Algiers Layover Tips For Flight Attendants | WOC
Algiers never fails to make an impression. The country’s turbulent history is writ large in the city’s richly textured architecture: wide French-built boulevards and elegant apartments and villas, Socialist-era monuments and public buildings, and an enduring Islamic heart secreted in the steep, hillside Casbah. Labyrinthine streets spill down to the yawning big blue of the Bay of Algiers, sea and sky and green ravines glimpsed at every step.
What to do in Algiers for 24h to 48h?
Places of Interest
The heart of the city is its ancient Casbah, a steep and narrow maze of streets just west of the Pl des Martyrs. There are several magnificent Ottoman palaces to explore here, most concentrated around the Djemaa Ketchoua at the end of Rue Ahmed Bouzrina; the finest is the Dar Hassan Pacha.

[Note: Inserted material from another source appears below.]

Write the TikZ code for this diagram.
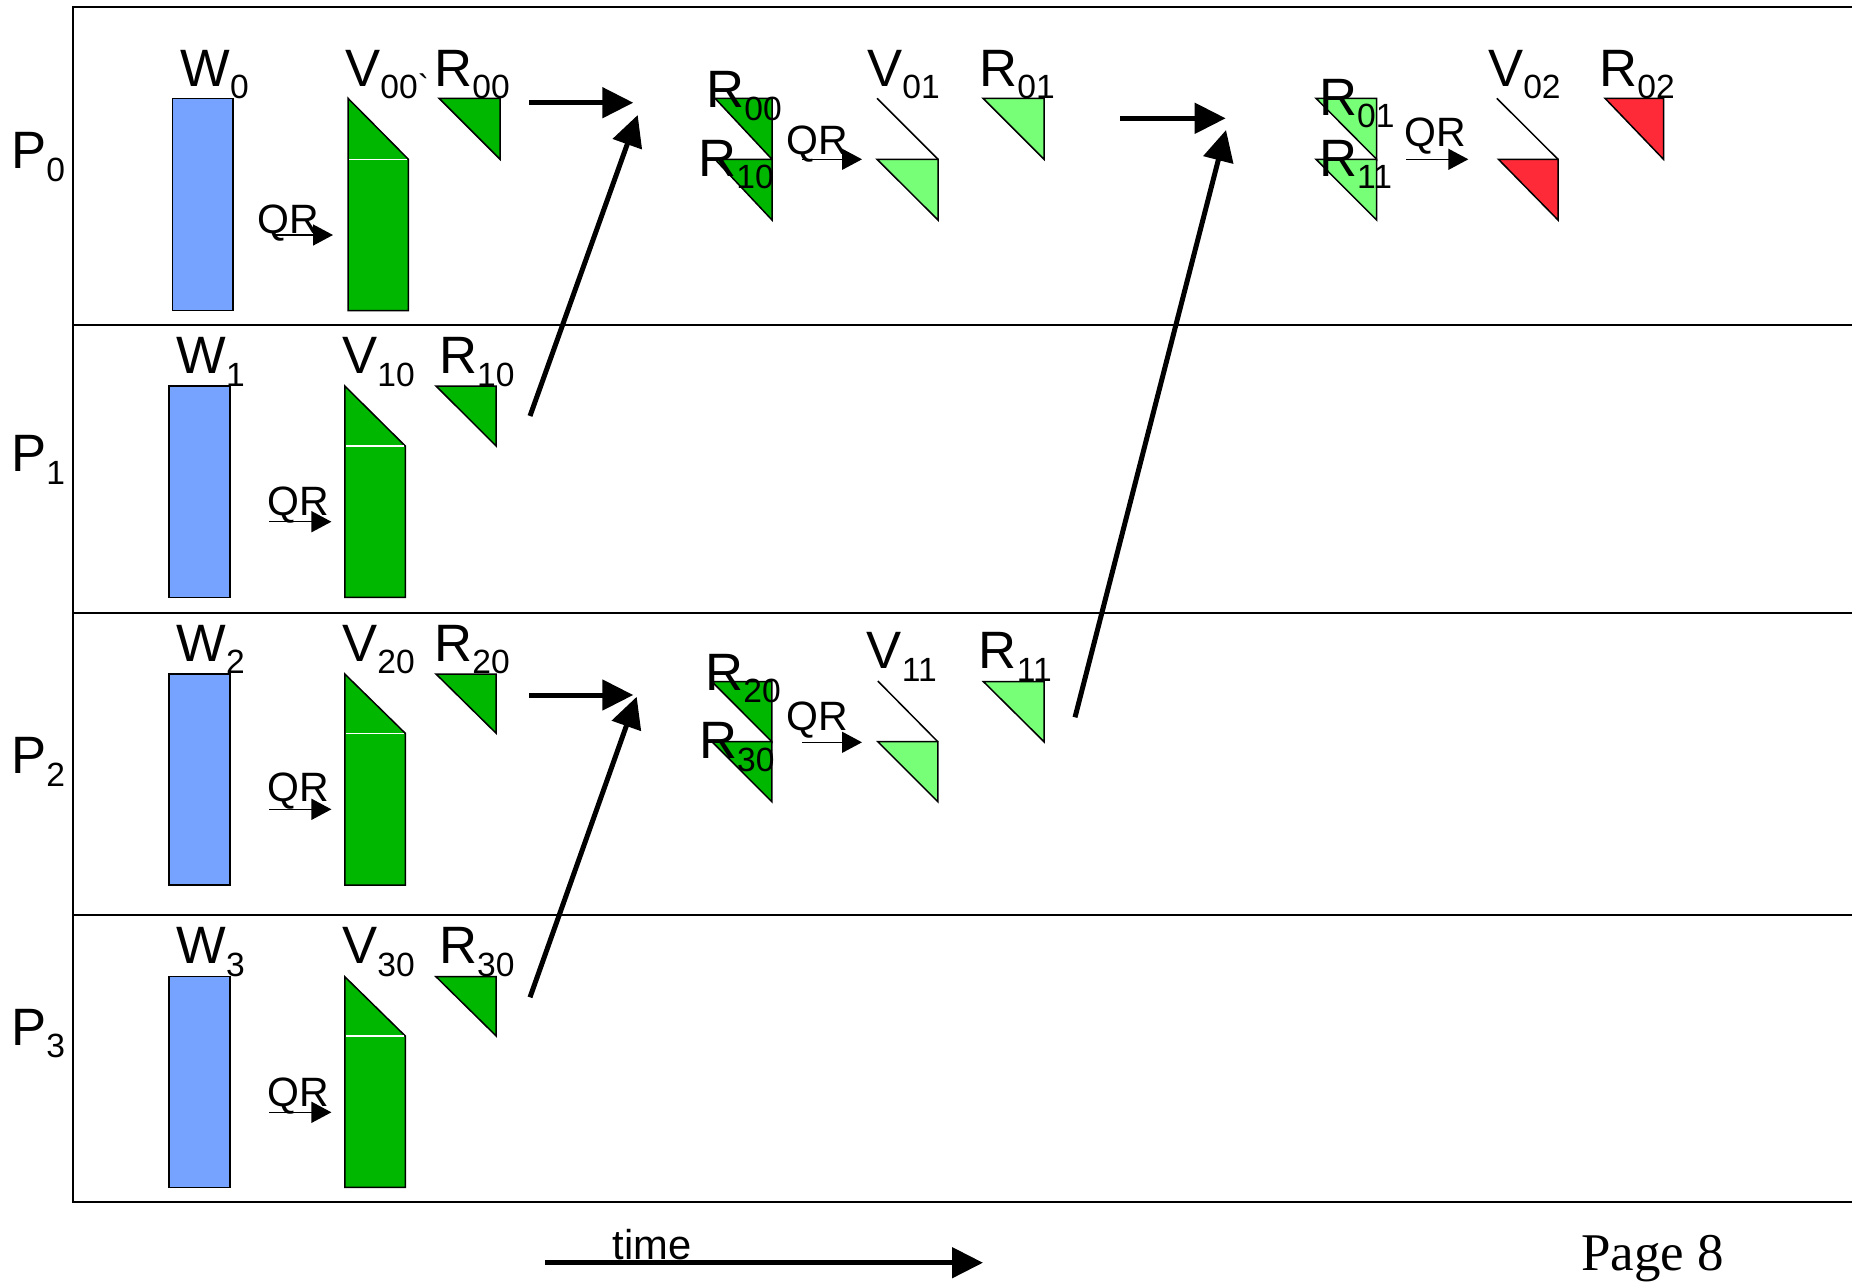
\documentclass[tikz,border=0pt]{standalone}
\usepackage{fontspec}
\setmainfont{Liberation Sans}
\newfontfamily\pagefont{Liberation Serif}
\usetikzlibrary{arrows.meta}

\definecolor{wblue}{RGB}{117,163,255}
\definecolor{vgreen}{RGB}{0,183,0}
\definecolor{lgreen}{RGB}{119,255,119}
\definecolor{rred}{RGB}{255,42,56}

\newcommand\mainsz{\fontsize{26.3}{30}\selectfont}
\newcommand\subsz{\fontsize{16.8}{19}\selectfont}
\newcommand\qrsz{\fontsize{20.5}{24}\selectfont}
\newcommand\sublab[2]{#1\raisebox{-6.4pt}{\subsz #2}}

\begin{document}
\begin{tikzpicture}[x=0.5pt,y=-0.5pt,
  frame/.style={draw=black, line width=1pt},
  divider/.style={draw=black, line width=0.8pt},
  outline/.style={draw=black, line width=0.75pt, line join=miter},
  wbox/.style={outline, fill=wblue},
  lab/.style={inner sep=0pt, anchor=base west, font=\mainsz},
  qrlab/.style={inner sep=0pt, anchor=base west, font=\qrsz},
  qrarrow/.style={draw=black, line width=0.75pt, -{Triangle[length=10pt,width=10.5pt]}},
  bigarrow/.style={draw=black, line width=2.5pt, -{Triangle[length=15.5pt,width=15pt]}}
]
\useasboundingbox (0,0) rectangle (1852,1281);

% ---- frame and lanes ----
\draw[frame] (1852,7) -- (73,7) -- (73,1202) -- (1852,1202);
\draw[divider] (73,325) -- (1852,325);
\draw[divider] (73,613) -- (1852,613);
\draw[divider] (73,915) -- (1852,915);

\node[lab] (p0) at (11,168.3) {\sublab{P}{0}};
\node[lab] (p1) at (11,471.7) {\sublab{P}{1}};
\node[lab] (p2) at (11,773.3) {\sublab{P}{2}};
\node[lab] (p3) at (11,1045) {\sublab{P}{3}};

% ---- first stage: local QR on every processor ----
% row 0
\filldraw[wbox] (172.6,98.3) rectangle (233,310.7);
\filldraw[outline, fill=vgreen] (348,98.3) -- (408.4,159.3) -- (408.4,310.7) -- (348,310.7) -- cycle;
\draw[white, line width=0.6pt] (349,159.3) -- (407.4,159.3);
\filldraw[outline, fill=vgreen] (439,98.3) -- (500,98.3) -- (500,159.3) -- cycle;
\node[lab] (w0) at (180,86) {\sublab{W}{0}};
\node[lab] (v00) at (345,86) {\sublab{V}{00\textasciigrave}};
\node[lab] (r00) at (434,86) {\sublab{R}{00}};
\node[qrlab] (qr0) at (257.5,233) {QR};
\coordinate (qr0s) at (273,235);
\coordinate (qr0e) at (333,235);
\draw[qrarrow] (qr0s) -- (qr0e);

% row 1
\filldraw[wbox] (169.2,386) rectangle (230.1,597.3);
\filldraw[outline, fill=vgreen] (344.8,386) -- (405.3,446) -- (405.3,597.3) -- (344.8,597.3) -- cycle;
\draw[white, line width=0.6pt] (345.8,446) -- (404.3,446);
\filldraw[outline, fill=vgreen] (436,386) -- (496.2,386) -- (496.2,446) -- cycle;
\node[lab] (w1) at (176,373.3) {\sublab{W}{1}};
\node[lab] (v10) at (342,373.3) {\sublab{V}{10}};
\node[lab] (r10) at (438.8,373.3) {\sublab{R}{10}};
\node[qrlab] (qr1) at (267.5,515) {QR};
\coordinate (qr1s) at (269,521.7);
\coordinate (qr1e) at (331.4,521.7);
\draw[qrarrow] (qr1s) -- (qr1e);

% row 2
\filldraw[wbox] (169.2,674) rectangle (230.1,885);
\filldraw[outline, fill=vgreen] (344.8,674) -- (405.3,733.3) -- (405.3,885) -- (344.8,885) -- cycle;
\draw[white, line width=0.6pt] (345.8,733.3) -- (404.3,733.3);
\filldraw[outline, fill=vgreen] (436,674) -- (496.2,674) -- (496.2,733.3) -- cycle;
\node[lab] (w2) at (176,661) {\sublab{W}{2}};
\node[lab] (v20) at (342,661) {\sublab{V}{20}};
\node[lab] (r20) at (434,661) {\sublab{R}{20}};
\node[qrlab] (qr2) at (267.5,801.7) {QR};
\coordinate (qr2s) at (269,809.3);
\coordinate (qr2e) at (331.4,809.3);
\draw[qrarrow] (qr2s) -- (qr2e);

% row 3
\filldraw[wbox] (169.2,976.7) rectangle (230.1,1187.3);
\filldraw[outline, fill=vgreen] (344.8,976.7) -- (405.3,1036) -- (405.3,1187.3) -- (344.8,1187.3) -- cycle;
\draw[white, line width=0.6pt] (345.8,1036) -- (404.3,1036);
\filldraw[outline, fill=vgreen] (436,976.7) -- (496.2,976.7) -- (496.2,1036) -- cycle;
\node[lab] (w3) at (176,963.3) {\sublab{W}{3}};
\node[lab] (v30) at (342,963.3) {\sublab{V}{30}};
\node[lab] (r30) at (438.8,963.3) {\sublab{R}{30}};
\node[qrlab] (qr3) at (267.5,1106.7) {QR};
\coordinate (qr3s) at (269,1112.3);
\coordinate (qr3e) at (331.4,1112.3);
\draw[qrarrow] (qr3s) -- (qr3e);

% ---- second stage: pairs of R factors ----
% row 0
\filldraw[outline, fill=vgreen] (715,98.3) -- (772,98.3) -- (772,159.3) -- cycle;
\filldraw[outline, fill=vgreen] (715,159.3) -- (772,159.3) -- (772,220) -- cycle;
\node[lab] (r00b) at (706,107.3) {\sublab{R}{00}};
\node[lab] (r10b) at (698,176) {\sublab{R}{10}};
\node[qrlab] (qr4) at (786.5,154) {QR};
\coordinate (qr4s) at (802,159.3);
\coordinate (qr4e) at (862,159.3);
\draw[qrarrow] (qr4s) -- (qr4e);
\draw[outline] (877,98.3) -- (938,159.3);
\filldraw[outline, fill=lgreen] (877,159.3) -- (938,159.3) -- (938,220) -- cycle;
\node[lab] (v01) at (867,86) {\sublab{V}{01}};
\filldraw[outline, fill=lgreen] (983,98.3) -- (1044,98.3) -- (1044,159.3) -- cycle;
\node[lab] (r01) at (979,86) {\sublab{R}{01}};

% row 2
\filldraw[outline, fill=vgreen] (712,681.7) -- (771.8,681.7) -- (771.8,741.7) -- cycle;
\filldraw[outline, fill=vgreen] (712,741.7) -- (771.8,741.7) -- (771.8,801.7) -- cycle;
\node[lab] (r20b) at (705,690) {\sublab{R}{20}};
\node[lab] (r30b) at (698.8,758.3) {\sublab{R}{30}};
\node[qrlab] (qr5) at (786.3,730) {QR};
\coordinate (qr5s) at (802,742.3);
\coordinate (qr5e) at (862,742.3);
\draw[qrarrow] (qr5s) -- (qr5e);
\draw[outline] (877.8,681) -- (937.8,741.7);
\filldraw[outline, fill=lgreen] (877.8,741.7) -- (937.8,741.7) -- (937.8,801.7) -- cycle;
\node[lab] (v11) at (866.4,668.3) {\sublab{V}{11}};
\filldraw[outline, fill=lgreen] (983.5,681.7) -- (1044,681.7) -- (1044,741.7) -- cycle;
\node[lab] (r11) at (978.5,668.3) {\sublab{R}{11}};

% ---- third stage: final R ----
\filldraw[outline, fill=lgreen] (1316,98.3) -- (1376.6,98.3) -- (1376.6,159.3) -- cycle;
\filldraw[outline, fill=lgreen] (1316,159.3) -- (1376.6,159.3) -- (1376.6,220) -- cycle;
\node[lab] (r01b) at (1318.7,115) {\sublab{R}{01}};
\node[lab] (r11b) at (1318.7,176) {\sublab{R}{11}};
\node[qrlab] (qr6) at (1404.3,146.7) {QR};
\coordinate (qr6s) at (1406,159.3);
\coordinate (qr6e) at (1468.3,159.3);
\draw[qrarrow] (qr6s) -- (qr6e);
\draw[outline] (1496.8,98.3) -- (1558,159.3);
\filldraw[outline, fill=rred] (1498.4,159.3) -- (1558,159.3) -- (1558,220) -- cycle;
\node[lab] (v02) at (1487.8,86) {\sublab{V}{02}};
\filldraw[outline, fill=rred] (1605,98.3) -- (1663.5,98.3) -- (1663.5,159.3) -- cycle;
\node[lab] (r02) at (1599,86) {\sublab{R}{02}};

% ---- communication arrows ----
\coordinate (a0s) at (529.3,102.7);
\coordinate (a0e) at (633.3,102.7);
\coordinate (a1s) at (530,416);
\coordinate (a1e) at (637.7,115);
\coordinate (a2s) at (529.3,695);
\coordinate (a2e) at (633.3,695);
\coordinate (a3s) at (530,997.3);
\coordinate (a3e) at (636.7,696.7);
\coordinate (b0s) at (1120,118.3);
\coordinate (b0e) at (1225.7,118.3);
\coordinate (b1s) at (1075,717.3);
\coordinate (b1e) at (1226,130);
\draw[bigarrow] (a0s) -- (a0e);
\draw[bigarrow] (a1s) -- (a1e);
\draw[bigarrow] (a2s) -- (a2e);
\draw[bigarrow] (a3s) -- (a3e);
\draw[bigarrow] (b0s) -- (b0e);
\draw[bigarrow] (b1s) -- (b1e);

% ---- time axis and footer ----
\coordinate (ts) at (545,1262.7);
\coordinate (te) at (983,1262.7);
\draw[bigarrow] (ts) -- (te);
\node[inner sep=0pt, anchor=base west, font=\fontsize{20.85}{24}\selectfont] (time) at (612.3,1259) {time};
\node[inner sep=0pt, anchor=base west, font=\pagefont\fontsize{26.5}{30}\selectfont] (page) at (1581,1270) {Page 8};
\end{tikzpicture}
\end{document}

National Museum of Antiquities
The richness of Algeria’s heritage is brought home in this museum. The collection of antiquities is drawn from sites around the city and throughout Algeria. Among the early works are fine ivory carvings and large, totemic Libyan-period warriors on horseback.
Dar Hassan Pacha
Carrying the name of its original owner, Dar Hassan Pacha, this is one of the city’s grandest mansions. The building now houses a collection of illuminated manuscripts and contemporary calligraphy by artists from across North Africa and the Middle East.
Algiers’ beloved main post office is an unmissable piece of living history, a fine example of French-designed, early 20th-century Moorish architecture.
Djemma Ali Bitchine
The Djemma Ali Bitchine, which dates to 1622, is a mosque with an unusual domed design clearly influenced by Italian or Byzantine churches.
Notre Dame d’Afrique
One of the city’s most famous buildings, this Catholic basilica still celebrates mass at 6pm daily, despite its dwindling flock. Its striking neo-Byzantine architecture and freshly restored more-is-more interior are matched by amazing views out to sea and across the capital.
Where to Eat?
This classy, intimate and laid-back restaurant is perhaps the best place in Algiers to eat gourmet versions of local classics. It’s best known for its mechoui, delicious slow roasted lamb on the bone. It also does salads and, on Wednesday and Thursday, a rich paella. There’s a small list of Algerian wines, and live music upstairs (jazz on Wednesday and Thursday and classical Algerian on Friday).